Sunday, February 24, 2008

Screeching halt

That's where I think my life has ended this weekend. not a good, not even in the least bit. Yesterday was a mind blowing miserable day, the man and I had alot of long conversations, none of them were good. I came home aftewards and he followed down soon after that, we had a great night, thought things were on the up and up....fast forward to today, nope right back where we started out yesterday, this time he felt the need to leave rather than talk. I just don't get it, if I heard that one more time I was going to blow, literally. I know we all have our good days and bad days but to say you are having a bad day when I woke up happy and content...well let's just say it was said one too many times and well....miserable mood 101 here I come.

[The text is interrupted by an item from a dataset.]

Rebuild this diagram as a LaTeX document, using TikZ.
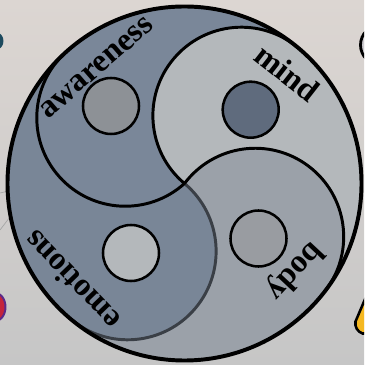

I also have to say that I mollified myself with 2 chips a hoy cookies. WTF is that....I know, old demons, emotional eating, all of the above and none of it helped. It's over, he's home, I'm home and I'm miserable. Nothing solved, nothing gained and I feel like alot is lost. I feel empty and lonely and there is still alot of cookies left to soothe this feeling. Need to stay away that is the game plan. Called a friend, no where to be found. I'm rambling and I need to right now, here and now....life sucks today!!

2 comments:

Susy said...

***HUGS***

Sharon said...

Hey girl....give us an update. Hope you are ok - thinking of you.